Laplace: Per-Process Merge Format

As trace collection occurs, the scheduling of tasks (which are equivalent to kernel threads for our purposes) is reflected in the original reference sequence recorded by Laplace. If we want to simulate a different scheduling of these tasks, then we need to separate the references of each task into a separate trace file. However, one process may comprise a number of tasks sharing a virtual address space, and so we want to group together the traces of such tasks. A per-process merge separates an original reference sequence in this fashion.

The trace format

For each process, a directory is created. Within that directory, a trace file is created for each task that composed the process. Each trace contains both the reference and kernel-level events contained in the original traces, as well as additional information reconstructed during the merging process. More specifically, each record from the kernel trace is emitted without modification, but each record from the raw record trace is amended to include the canonical page number that was touched. (For more on canonical pages, see the Basic Merge Format and Merging Background pages.)
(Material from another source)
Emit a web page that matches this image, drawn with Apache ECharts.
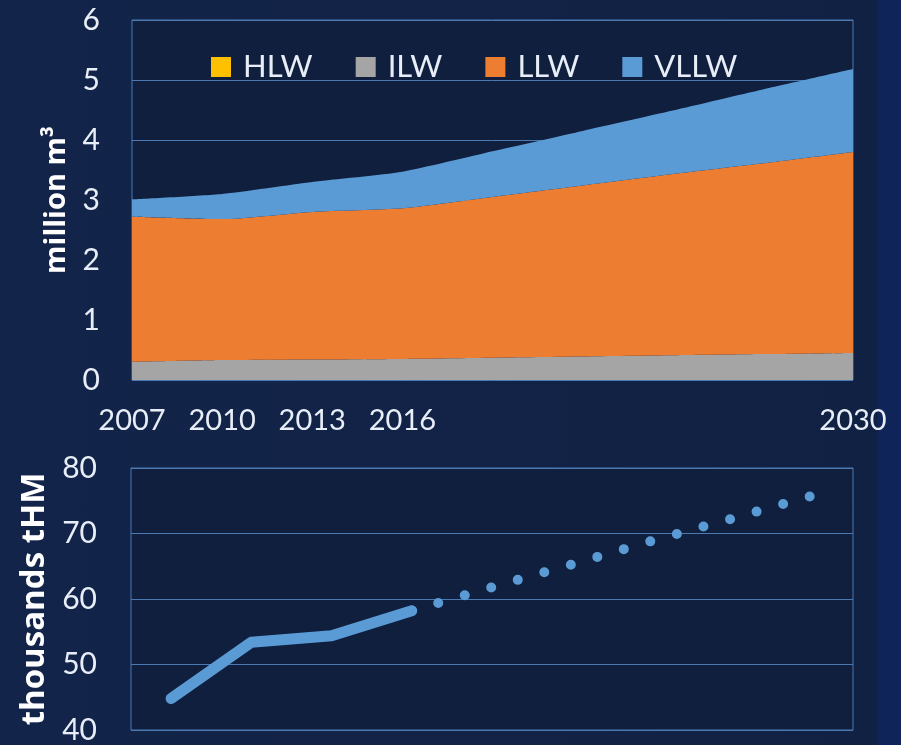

Note that references performed by the kernel are separated into a single trace to represent "the kernel thread". Currently, there is not sufficient information in the kernel trace to correlate the processing of a specific system call with a sequence of references performed by the kernel. However, that information could be inserted into the kernel trace if the reference behavior of the kernel was of particular interest. Here, we assume that the referencing behavior of the kernel should be factored out of subsequent simulations.

Each trace produced by this type of merge takes the following form:

    r 123456789abcdef0 4 9a8b7 8888ffff3e456a21
    F 123456789abcdef7 100 77
    M 123456789abcdefe 100 1a2b3c4d 9000 8efa5567 35 5 1029384756afbecd foobar.so
      

The first field---the 8-bit type tag---indicates the kind of memory reference or kernel event reflected in the given record. See the raw trace format descriptions to see what tag values are possible.

Note that the format of the memory reference record is somewhat different that in the raw reference trace. It takes the following form:

1. Type: This value is a character that takes on one of the following six values to indicate not only what kind of memory reference occurred, but also whether the reference was performed on behalf of the kernel or of a user-level process.
   1. 'r': User process read (load)
   2. 'w': User process write (store)
   3. 'i': User process instruction fetch
   4. 'R': Kernel read (load)
   5. 'W': Kernel write (store)
   6. 'I': Kernel instruction fetch
2. Timestamp: A 64-bit, hexidecimal value of the processor's cycle counter at the time of the reference.
3. Length: A 4-bit, hexidecimal number of bytes read/written by this reference.
4. Virtual page number: A 20-bit, hexidecimal number of the page referenced.
5. Canonical page number: A 64-bit, hexidecimal number of the page referenced.

Note first that there is no virtual address space identifier. Since per-thread traces are grouped together on a per-process basis, it can simply be assumed that those threads share a virtual address space; the original addres space identifier is no longer relevant. Second, observe that only the page numbers are provided, and not the exact address, since we assume that these traces will be used for page-level memory management. Last, note that both the virtual and canonical page numbers are provided. The canonical page number can be used to identify the use of shared space, while the virtual page number can be used to track spatial locality if desired.